2019 mereka pisah rumah. Belum cerai di Pengadilan Agama. Lalu rujuk lagi. Dinikahkan secara agama Islam lagi.
Jumat, 17 Februari 2023 Romdan-Haris cek-cok soal utang yang belum terbayar. Haris menuntut Romdan mencarikan uang untuk bayar utang. Tapi, tak ada jalan keluar.
Sabtu, 18 Februari 2023 sebelum Subuh, ketika Romdan tidur, Hanis mengepruk kepala Romdan dengan palu kayu, sebanyak empat kali. Romdan tewas seketika.

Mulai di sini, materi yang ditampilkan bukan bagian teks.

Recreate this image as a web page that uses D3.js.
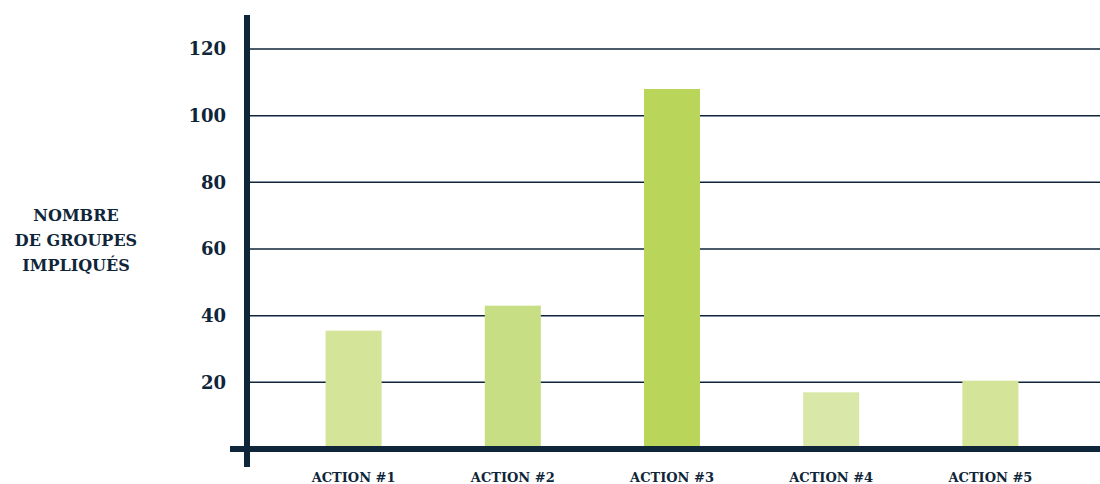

Kapolres Ngawi, AKBP Dwiasi Wiyatputera kepada pers, Rabu (22/2) menjelaskan kronologi kejadian berdasarkan keterangan para saksi dan tersangka, begini:
Pagi buta itu Haris setelah membunuh Romdan, menelepon kerabat Romdan, Purwanto. Mengabarkan, Romdan baru saja jatuh di kamar mandi, setelah itu tak bergerak lagi. Purwanto datang, memeriksa Romdan yang sudah tak bergerak.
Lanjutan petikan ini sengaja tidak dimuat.